Au Pic-Saint-Loup, objecteront les râleurs, on boit plutôt nature. Ce n'est pas faux, mais, en général, ça ne pose de problème à personne (sauf aux râleurs engagés) à la condition sine qua non que le/la sommelier/ère ait fait son boulot, ait trié le grain de l'ivraie***. Car évidemment, "Le" vin nature n'existe pas.
En la matière, on notera d'ailleurs que se concurrencent deux grandes catégories parfaitement équivalentes d'abrutis de compétition : ceux qui "Le" vénèrent par principe… et ceux qui "Le" détestent par principe. Un point commun, dans leurs discours, ils assènent "Le" vin nature comme d'autres "Les" Arabes ou "Les" noirs. Comme s'il s'agissait d'un ensemble homogène, comme s'il n'y en avait qu'un, si l'on pouvait réduire une population à un individu. Comme les becs-de-zinc d'antan qui t'expliquaient "Le" bourgogne, "Le" bordeaux, "Le" champagne…
Et puis, signe d'intelligence (et d'absence d'hémiplégie), on boit également d'autres choses au Pic-Saint-Loup, à l'image de ce grand cru de garde d'André Leenhardt, Les Calcaires 2014, qui malheureusement ne durera que quelques minutes. Ou encore cet estimable magnum de blanc des Riouspeyrous, pour se désaltérer après boire.


Alors, pourquoi est-on si bien au Pic Saint-Loup? Peut-être parce que ces jeunes n'ont pas que de la bouteille, ils ont aussi vu du pays. Leur amour du vin, de la table; de la fête se nourrit de leurs voyages, de leurs rencontres. À aucun moment chez eux ne se ressent cette espèce de "fermeture d'esprit" qui règne si souvent en Languedoc, et qui constitue un puissant moteur d'échec. Ils ont compris à quel point il fallait, tout en gardant les pieds bien ancrés dans son terroir, se nourrir d'ailleurs, profiter des courants d'air, les susciter même parfois.

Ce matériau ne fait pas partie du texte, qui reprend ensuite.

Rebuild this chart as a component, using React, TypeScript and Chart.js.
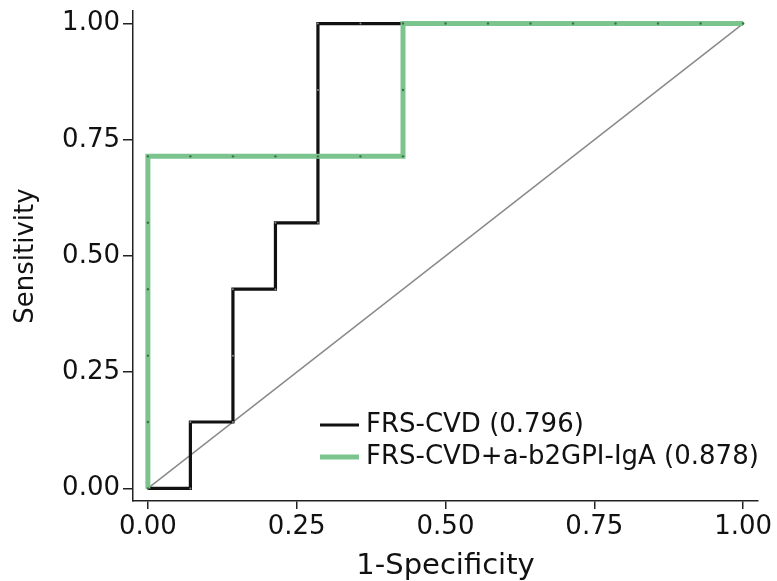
import React, { useEffect, useRef } from "react";
import { Chart, registerables } from "chart.js";

Chart.register(...registerables);

const tickValues = [0, 0.25, 0.5, 0.75, 1];

const frsFpr = [0, 0.0714, 0.0714, 0.1429, 0.1429, 0.1429, 0.2143, 0.2143, 0.2857, 0.2857, 0.2857, 0.2857, 0.3571, 0.4286, 0.5, 0.5714, 0.6429, 0.7143, 0.7857, 0.8571, 0.9286, 1.0];
const frsTpr = [0, 0, 0.1429, 0.1429, 0.2857, 0.4286, 0.4286, 0.5714, 0.5714, 0.7143, 0.8571, 1, 1, 1, 1, 1, 1, 1, 1, 1, 1, 1];

const comboFpr = [0, 0, 0, 0, 0, 0, 0.0714, 0.1429, 0.2143, 0.2857, 0.3571, 0.4286, 0.4286, 0.4286, 0.5, 0.5714, 0.6429, 0.7143, 0.7857, 0.8571, 0.9286, 1.0];
const comboTpr = [0, 0.1429, 0.2857, 0.4286, 0.5714, 0.7143, 0.7143, 0.7143, 0.7143, 0.7143, 0.7143, 0.7143, 0.8571, 1, 1, 1, 1, 1, 1, 1, 1, 1];

const refX = [0, 1];
const refY = [0, 1];

const legendLabels = ["FRS-CVD (0.796)", "FRS-CVD+a-b2GPI-IgA (0.878)"];
const xTitle = "1-Specificity";
const yTitle = "Sensitivity";

const BLACK = "#111111";
const GREEN = "#7cc48d";
const FONT = "'DejaVu Sans', sans-serif";

const zip = (xs: number[], ys: number[]) => xs.map((x, i) => ({ x, y: ys[i] }));

const legendPlugin = {
  id: "insideLegend",
  afterDraw(chart: any) {
    const ctx = chart.ctx;
    ctx.save();
    const rows = [
      { y: 425, color: BLACK, width: 3, label: legendLabels[0] },
      { y: 457, color: GREEN, width: 5, label: legendLabels[1] },
    ];
    for (const r of rows) {
      ctx.strokeStyle = r.color;
      ctx.lineWidth = r.width;
      ctx.beginPath();
      ctx.moveTo(320, r.y);
      ctx.lineTo(359, r.y);
      ctx.stroke();
      ctx.fillStyle = "#111111";
      ctx.font = `26px ${FONT}`;
      ctx.textBaseline = "middle";
      ctx.textAlign = "left";
      ctx.fillText(r.label, 366, r.y);
    }
    ctx.restore();
  },
};

export default function App() {
  const ref = useRef<HTMLCanvasElement | null>(null);
  useEffect(() => {
    if (!ref.current) return;
    const chart = new Chart(ref.current, {
      type: "scatter",
      data: {
        datasets: [
          {
            label: "reference",
            data: zip(refX, refY),
            showLine: true,
            borderColor: "#8a8a8a",
            borderWidth: 1.5,
            pointRadius: 0,
            order: 3,
          },
          {
            label: legendLabels[0],
            data: zip(frsFpr, frsTpr),
            showLine: true,
            borderColor: BLACK,
            borderWidth: 3.2,
            pointRadius: 1,
            pointBorderWidth: 0,
            pointBackgroundColor: "#888888",
            order: 2,
          },
          {
            label: legendLabels[1],
            data: zip(comboFpr, comboTpr),
            showLine: true,
            borderColor: GREEN,
            borderWidth: 5,
            pointRadius: 1.2,
            pointBorderWidth: 0,
            pointBackgroundColor: "#3d6e48",
            order: 1,
          },
        ],
      },
      options: {
        animation: false,
        responsive: true,
        maintainAspectRatio: false,
        layout: { padding: { top: 11, right: 19, left: 0, bottom: 0 } },
        plugins: { legend: { display: false }, tooltip: { enabled: false } },
        scales: {
          x: {
            type: "linear",
            min: -0.025,
            max: 1.025,
            afterBuildTicks: (s: any) => {
              s.ticks = tickValues.map((v) => ({ value: v }));
            },
            afterFit: (s: any) => {
              s.height = 80;
              s.paddingLeft = 0;
              s.paddingRight = 0;
            },
            border: { display: true, color: "#222222", width: 1.5 },
            grid: { display: true, drawOnChartArea: false, drawTicks: true, tickLength: 8, color: "#222222", lineWidth: 1.5 },
            ticks: {
              color: "#111111",
              font: { family: FONT, size: 26 },
              padding: 3,
              maxRotation: 0,
              callback: (v: any) => Number(v).toFixed(2),
            },
            title: {
              display: true,
              text: xTitle,
              color: "#111111",
              font: { family: FONT, size: 29, lineHeight: 1 },
              padding: { top: 0, bottom: 0 },
            },
          },
          y: {
            type: "linear",
            min: -0.027,
            max: 1.027,
            afterBuildTicks: (s: any) => {
              s.ticks = tickValues.map((v) => ({ value: v }));
            },
            afterFit: (s: any) => {
              s.width = 133;
              s.paddingTop = 0;
              s.paddingBottom = 0;
            },
            border: { display: true, color: "#222222", width: 1.5 },
            grid: { display: true, drawOnChartArea: false, drawTicks: true, tickLength: 10, color: "#222222", lineWidth: 1.5 },
            ticks: {
              color: "#111111",
              font: { family: FONT, size: 26 },
              padding: 3,
              callback: (v: any) => Number(v).toFixed(2),
            },
            title: {
              display: true,
              text: yTitle,
              color: "#111111",
              font: { family: FONT, size: 26, lineHeight: 1 },
              padding: { top: 13, bottom: 0 },
            },
          },
        },
      },
      plugins: [legendPlugin],
    });
    return () => chart.destroy();
  }, []);
  return (
    <div style={{ position: "fixed", left: 0, top: 0, width: 777, height: 581, background: "#ffffff" }}>
      <canvas ref={ref} />
    </div>
  );
}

À ce sujet, pour conclure, je voudrais absolument faire un coup de pub à cet évènement qu'organisent bientôt Sophie et Aurélien entourés de nombreux copains. Ça s'intitule Dans les vignes, et ça se déroulera au Mas Foulaquier, le 24 septembre prochain, de midi à minuit (ça me semble tôt…). Il s'agit d'effacer le souvenir du cataclysme, de pousser avec les vignerons sinistrés, d'aider à ce qu'on les oublie pas une fois l'émotion passée. Si vous êtes dans le Sud, c'est tout près, pas loin de l'Autoroute A9. Foncez !




* Désormais une appellation à part entière, la procédure AOP Pic-Saint-Loup a été entérinée par le comité national de l'INAO du 7 septembre.
** Ne soyons pas sexistes, on a vu arriver exactement les mêmes dans le vestiaire garçons, minets gominés tirés à quatre épingles qui sonnent aussi creux que leurs bouteilles sont vides.
*** En l'occurrence, se débarrasser des caricatures de vin nature. Je pense notamment à ces jus simplistes, les "carbo pour Parisiens", technologiques en diable, finalement aussi maquillés que tant de vins que conspuent les VRP de la cause.